La realidad es al menos tetradimensional, y la Biblia rompe los sistemas de pensamiento que colocan a los seres humanos en una dimensión de meras categorías entre «nosotros» y «ellos». El comienzo mismo de las Escrituras revela con lucidez que todos descendemos de Adán y Eva. Ellos se equivocaron, así como nosotros también lo hacemos, pero toda la humanidad está conectada gracias a esa pareja. Existe un profundo significado que destaca la genealogía que hace Lucas de Jesús cuando escribe: «Adán, hijo de Dios» (Luc. 3:38). Adán, el padre de todos nosotros, tuvo un Padre, el Creador de todas las cosas. El pecado de Adán puede haber separado a la humanidad de Dios, pero Jesucristo, el Hijo del hombre, nos restauró como «hijos de Dios» (1 Juan 3:1).
En el Sábado de la Creación, el cuarto sábado de cada octubre, examinemos nuestra comprensión de la creación bíblica. ¿Hemos dicho una cosa mientras en realidad seguimos creyendo ideas no bíblicas respecto de otros seres humanos creados a imagen de Dios, y hasta acaso de otros creyentes? La creación lleva lógicamente a un humilde igualitarismo. Cada prójimo al que vemos como inferior, cada persona que rechazamos por sus ancestros, cada adicto sin techo, cada refugiado desesperado que lucha por sobrevivir, cada asesino condenado a muerte, es alguien tan valorado por el Creador que dio su propia vida para salvarlo: a todos nosotros, no a nosotros y a «ellos».
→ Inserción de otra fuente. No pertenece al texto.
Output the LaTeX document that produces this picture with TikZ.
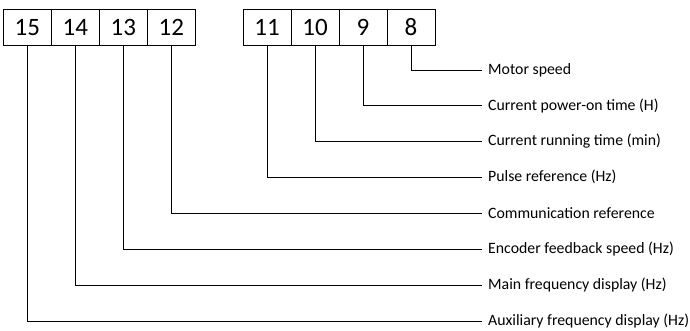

Cada ser humano, no importa quién sea o qué haya hecho, fue creado a imagen de Dios, con un derecho idéntico a la gracia del Creador. Dios «hace salir su sol sobre malos y buenos y llover sobre justos e injustos» (Mat. 5:45). El Sábado de la Creación nos lleva a compartir este evangelio de gracia mediante hechos, no solo palabras, en especial con las «Sharons» y otros prójimos que luchan y tienen sed de esperanza y amor.
«Un mandamiento nuevo os doy –dijo Jesús–. Que os améis unos a otros» (Juan 13:34). * No es el nombre real que me dio, o el que al menos creo que me dio.